▸ INSTRUCTIONS TO FOLLOW: Copy out the listing that follows exactly, dropping every picture.

▸ MATERIAL:
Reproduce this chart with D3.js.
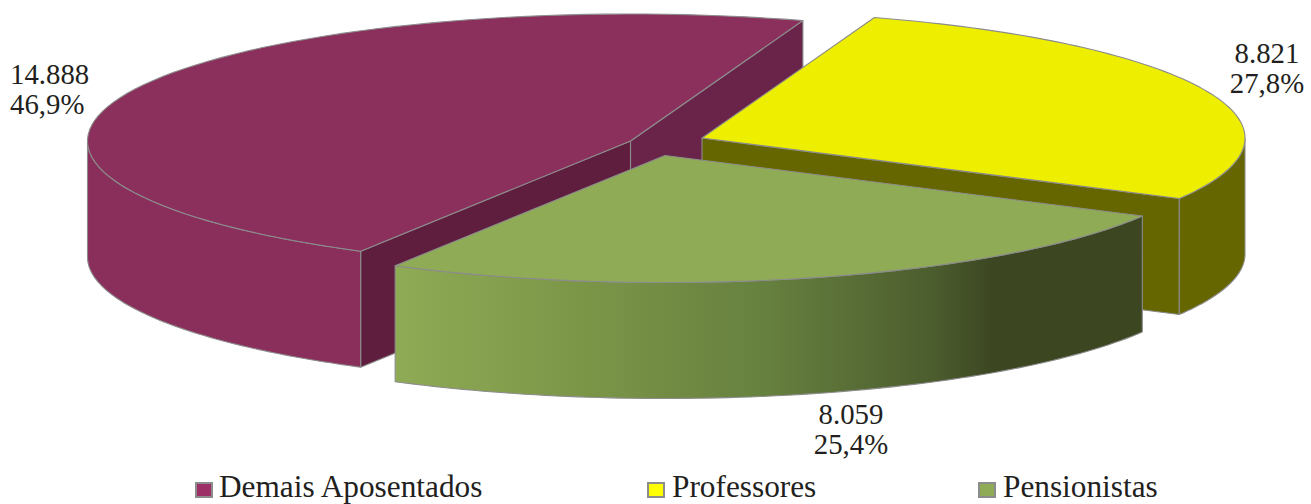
<!DOCTYPE html>
<html><head><meta charset="utf-8">
<script src="https://cdn.jsdelivr.net/npm/d3@7"></script>
<style>html,body{margin:0;padding:0;background:#fff;overflow:hidden}text{font-family:"Liberation Serif",serif;fill:#231f20}</style>
</head><body><svg id="c" width="1311" height="504"></svg>
<script>
const categories = ["Demais Aposentados","Professores","Pensionistas"];
const values = [14888,8821,8059];
const valueLabels = ["14.888","8.821","8.059"];
const percentLabels = ["46,9%","27,8%","25,4%"];
const topColors = ["#8b2f5c","#eeee00","#90ab55"];
const legendColors = ["#9b2f66","#ffff00","#90ab55"];
const outerColors = ["#8a2e5b","#666600","url(#g)"];
const startRadial = ["#5f1e3e","#666600","#3c4722"];
const endRadial = ["#6b2449","#666600","#3c4722"];
const centers = [[630.5,141],[702,138],[665,155.5]];
const labelPos = [[10,84,"start"],[1267,63,"middle"],[851,424,"middle"]];
const percentPos = [[10,114,"start"],[1267,93,"middle"],[851,454,"middle"]];
const legendX = [196,648,979];
const legendTextX = [219,672,1003];
const RX=543, RY=127, DEPTH=116, STROKE="#8c8c8c";
const svg=d3.select("#c");
const start=-150.2*Math.PI/180;
const arcs=d3.pie().sort(null).startAngle(start).endAngle(start+2*Math.PI)(values);
const sx=d3.scaleLinear().domain([-1,1]).range([-RX,RX]);
const sy=d3.scaleLinear().domain([-1,1]).range([-RY,RY]);
const defs=svg.append("defs");
const g=defs.append("linearGradient").attr("id","g").attr("gradientUnits","userSpaceOnUse").attr("x1",393).attr("x2",1142).attr("y1",0).attr("y2",0);
[[0,"#8fab55"],[.25,"#7c9648"],[.5,"#66803f"],[.72,"#4c5d2e"],[.8,"#3c4722"],[1,"#3c4722"]].forEach(s=>g.append("stop").attr("offset",s[0]).attr("stop-color",s[1]));
const pt=(c,a,dz=0)=>[c[0]+sx(Math.sin(a)),c[1]+sy(-Math.cos(a))+dz];
const samples=(a0,a1)=>d3.range(0,81).map(i=>a0+(a1-a0)*i/80);
const line=d3.line();
function poly(pts,fill,close=true){
  svg.append("path").attr("d",line(pts)+(close?"Z":"")).attr("fill",fill).attr("stroke",STROKE).attr("stroke-width",1.1).attr("stroke-linejoin","round");
}
arcs.forEach((d,i)=>{
  const c=centers[i];
  const a0=d.startAngle,a1=d.endAngle;
  if(i===0){
    poly([c,pt(c,a1),pt(c,a1,DEPTH),[c[0],c[1]+DEPTH]],endRadial[i]);
  }
  if(i<2){
    poly([c,pt(c,i===0?a0:a1),pt(c,i===0?a0:a1,DEPTH),[c[0],c[1]+DEPTH]],i===0?startRadial[i]:endRadial[i]);
  }
  const lo=Math.max(a0,Math.PI/2-(i===0?2*Math.PI:0)), hi=Math.min(a1,3*Math.PI/2-(i===0?2*Math.PI:0));
  if(hi>lo){
    const s=samples(lo,hi);
    poly(s.map(a=>pt(c,a)).concat(s.slice().reverse().map(a=>pt(c,a,DEPTH))),outerColors[i]);
  }
  poly([c].concat(samples(a0,a1).map(a=>pt(c,a))),topColors[i]);
});
const fs=28.8;
labelPos.forEach((p,i)=>{
  svg.append("text").attr("x",p[0]).attr("y",p[1]).attr("text-anchor",p[2]).attr("font-size",fs).text(valueLabels[i]);
  svg.append("text").attr("x",percentPos[i][0]).attr("y",percentPos[i][1]).attr("text-anchor",percentPos[i][2]).attr("font-size",fs).text(percentLabels[i]);
});
categories.forEach((n,i)=>{
  svg.append("rect").attr("x",legendX[i]).attr("y",483).attr("width",16).attr("height",14).attr("fill",legendColors[i]).attr("stroke","#8c8c8c").attr("stroke-width",2);
  svg.append("text").attr("x",legendTextX[i]).attr("y",497).attr("font-size",31.3).text(n);
});
</script></body></html>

▸ SOLUTION BELOW:
Reproduce this chart with D3.js.
<!DOCTYPE html>
<html><head><meta charset="utf-8">
<script src="https://cdn.jsdelivr.net/npm/d3@7"></script>
<style>html,body{margin:0;padding:0;background:#fff;overflow:hidden}text{font-family:"Liberation Serif",serif;fill:#231f20}</style>
</head><body><svg id="c" width="1311" height="504"></svg>
<script>
const categories = ["Demais Aposentados","Professores","Pensionistas"];
const values = [14888,8821,8059];
const valueLabels = ["14.888","8.821","8.059"];
const percentLabels = ["46,9%","27,8%","25,4%"];
const topColors = ["#8b2f5c","#eeee00","#90ab55"];
const legendColors = ["#9b2f66","#ffff00","#90ab55"];
const outerColors = ["#8a2e5b","#666600","url(#g)"];
const startRadial = ["#5f1e3e","#666600","#3c4722"];
const endRadial = ["#6b2449","#666600","#3c4722"];
const centers = [[630.5,141],[702,138],[665,155.5]];
const labelPos = [[10,84,"start"],[1267,63,"middle"],[851,424,"middle"]];
const percentPos = [[10,114,"start"],[1267,93,"middle"],[851,454,"middle"]];
const legendX = [196,648,979];
const legendTextX = [219,672,1003];
const RX=543, RY=127, DEPTH=116, STROKE="#8c8c8c";
const svg=d3.select("#c");
const start=-150.2*Math.PI/180;
const arcs=d3.pie().sort(null).startAngle(start).endAngle(start+2*Math.PI)(values);
const sx=d3.scaleLinear().domain([-1,1]).range([-RX,RX]);
const sy=d3.scaleLinear().domain([-1,1]).range([-RY,RY]);
const defs=svg.append("defs");
const g=defs.append("linearGradient").attr("id","g").attr("gradientUnits","userSpaceOnUse").attr("x1",393).attr("x2",1142).attr("y1",0).attr("y2",0);
[[0,"#8fab55"],[.25,"#7c9648"],[.5,"#66803f"],[.72,"#4c5d2e"],[.8,"#3c4722"],[1,"#3c4722"]].forEach(s=>g.append("stop").attr("offset",s[0]).attr("stop-color",s[1]));
const pt=(c,a,dz=0)=>[c[0]+sx(Math.sin(a)),c[1]+sy(-Math.cos(a))+dz];
const samples=(a0,a1)=>d3.range(0,81).map(i=>a0+(a1-a0)*i/80);
const line=d3.line();
function poly(pts,fill,close=true){
  svg.append("path").attr("d",line(pts)+(close?"Z":"")).attr("fill",fill).attr("stroke",STROKE).attr("stroke-width",1.1).attr("stroke-linejoin","round");
}
arcs.forEach((d,i)=>{
  const c=centers[i];
  const a0=d.startAngle,a1=d.endAngle;
  if(i===0){
    poly([c,pt(c,a1),pt(c,a1,DEPTH),[c[0],c[1]+DEPTH]],endRadial[i]);
  }
  if(i<2){
    poly([c,pt(c,i===0?a0:a1),pt(c,i===0?a0:a1,DEPTH),[c[0],c[1]+DEPTH]],i===0?startRadial[i]:endRadial[i]);
  }
  const lo=Math.max(a0,Math.PI/2-(i===0?2*Math.PI:0)), hi=Math.min(a1,3*Math.PI/2-(i===0?2*Math.PI:0));
  if(hi>lo){
    const s=samples(lo,hi);
    poly(s.map(a=>pt(c,a)).concat(s.slice().reverse().map(a=>pt(c,a,DEPTH))),outerColors[i]);
  }
  poly([c].concat(samples(a0,a1).map(a=>pt(c,a))),topColors[i]);
});
const fs=28.8;
labelPos.forEach((p,i)=>{
  svg.append("text").attr("x",p[0]).attr("y",p[1]).attr("text-anchor",p[2]).attr("font-size",fs).text(valueLabels[i]);
  svg.append("text").attr("x",percentPos[i][0]).attr("y",percentPos[i][1]).attr("text-anchor",percentPos[i][2]).attr("font-size",fs).text(percentLabels[i]);
});
categories.forEach((n,i)=>{
  svg.append("rect").attr("x",legendX[i]).attr("y",483).attr("width",16).attr("height",14).attr("fill",legendColors[i]).attr("stroke","#8c8c8c").attr("stroke-width",2);
  svg.append("text").attr("x",legendTextX[i]).attr("y",497).attr("font-size",31.3).text(n);
});
</script></body></html>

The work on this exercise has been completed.